There are two ways his differs from the others. (1) he has way more contacts than anyone else I know, and (2) he has a paid LinkedIn membership, whereas I and all my other contacts have free memberships.
Has anyone else noticed particular profiles always load slow, and if so, does this correlate with either them having a large number of contacts or with them having a paid membership?
If you have top-notch engineers, it takes very few of them to manage very complex problems. At that level there is also an advantage to having few people: it reduces the communication and coordination overhead. Assuming the general rule that a great engineer is 100x as productive as a typical engineer, reducing overhead is 100x as effective as well.
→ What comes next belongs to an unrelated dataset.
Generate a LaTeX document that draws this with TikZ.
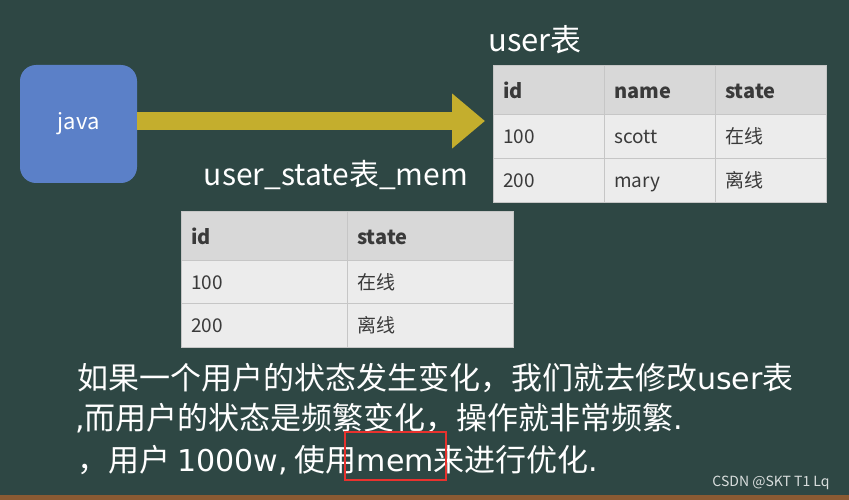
\documentclass[tikz,border=0pt]{standalone}
\usepackage{fontspec}
\setmainfont{Noto Sans CJK SC}
\newfontfamily\lat[Scale=0.97]{DejaVu Sans}
\usetikzlibrary{arrows.meta}
\definecolor{board}{HTML}{2E4744}
\definecolor{frame}{HTML}{8A5A33}
\definecolor{javablue}{HTML}{5B80C8}
\definecolor{arrowgold}{HTML}{C4AE2D}
\definecolor{headfill}{HTML}{D8D8D8}
\definecolor{bodyfill}{HTML}{ECECEC}
\definecolor{cellline}{HTML}{C6C6C6}
\definecolor{celltext}{HTML}{3A3A3A}
\definecolor{markred}{HTML}{E8322E}
\def\ut{91pt}
\def\mt{146pt}

\begin{document}
\begin{tikzpicture}[x=1pt, y=-1pt,
    hcell/.style={draw=cellline, fill=headfill, text=celltext, anchor=north west,
      font=\fontsize{20}{24}\selectfont\bfseries, minimum height=49pt, inner xsep=10pt, align=left,
      text height=19pt, text depth=2pt},
    bcell/.style={draw=cellline, fill=bodyfill, text=celltext, anchor=north west,
      font=\fontsize{19}{23}\selectfont, minimum height=44pt, inner xsep=10pt, align=left,
      text height=17pt, text depth=2.4pt},
    title/.style={text=white, font=\fontsize{30}{34}\selectfont},
    note/.style={text=white, anchor=west, inner sep=0pt, font=\fontsize{31}{35}\selectfont}]
    \fill[board] (0,0) rectangle (849,500);
    \fill[frame] (0,495) rectangle (849,500);

    \node[fill=javablue, rounded corners=16pt, minimum width=117pt, minimum height=118pt,
      text=white, font=\fontsize{22}{26}\selectfont] (java) at (78.5,124) {java};
    \coordinate (tip) at (485,121);
    \draw[arrowgold, line width=18pt, -{Triangle[length=33pt, width=53pt]}] (java.east |- tip) -- (tip);

    \node[title, font=\fontsize{31}{35}\selectfont] (utitle) at (535,40) {user表};
    \node[hcell, text width=\ut] (u11) at (493,65) {id};
    \node[hcell, text width=\ut] (u12) at (604,65) {name};
    \node[hcell, text width=\ut] (u13) at (715,65) {state};
    \node[bcell, text width=\ut] (u21) at (493,114) {100};
    \node[bcell, text width=\ut] (u22) at (604,114) {scott};
    \node[bcell, text width=\ut] (u23) at (715,114) {在线};
    \node[bcell, text width=\ut] (u31) at (493,158) {200};
    \node[bcell, text width=\ut] (u32) at (604,158) {mary};
    \node[bcell, text width=\ut] (u33) at (715,158) {离线};

    \node[title] (mtitle) at (336,175) {user\_state表\_mem};
    \node[hcell, text width=\mt] (m11) at (181,211) {id};
    \node[hcell, text width=\mt] (m12) at (347,211) {state};
    \node[bcell, text width=\mt, minimum height=43pt] (m21) at (181,260) {100};
    \node[bcell, text width=\mt, minimum height=43pt] (m22) at (347,260) {在线};
    \node[bcell, text width=\mt] (m31) at (181,303) {200};
    \node[bcell, text width=\mt] (m32) at (347,303) {离线};

    \node[note] (line1) at (77,378) {如果一个用户的状态发生变化，我们就去修改{\lat user}表};
    \node[note] (line2) at (75,418) {{\lat ,}而用户的状态是频繁变化，操作就非常频繁{\lat .}};
    \node[note] (line3) at (77,460) {，用户 {\lat 1000w,} 使用{\lat mem}来进行优化{\lat .}};
    \node[draw=markred, line width=2pt, minimum width=101pt, minimum height=48pt] (mark) at (395.5,456) {};

    \node[text=white!82!board, font=\fontsize{14}{16}\selectfont] (mark2) at (771,483) {CSDN @SKT T1 Lq};
\end{tikzpicture}
\end{document}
It doesn't work this way for all situations. In the case being described here, the data is huge and the algorithms are complex, but it sounds like the software itself is probably rather small. That makes it suitable for a small team of very good engineers. In situations where the software is huge but none of it is particularly complex, you're better off with a large team of average engineers. (Of course, if you put very good engineers into that position, they will probably re-factor your software down to something more manageable.)
The article sounded like they just meant that 2 engineers work on the "people you may know" thing. I'm pretty sure there's more than that on the SNA team. (www.sna-projects.com)
Two guys work on PYMK, but the entire SNA team is much bigger. It is amazing what those two guys get done, though. They sit by the window and grin all day, so much ass are they kicking.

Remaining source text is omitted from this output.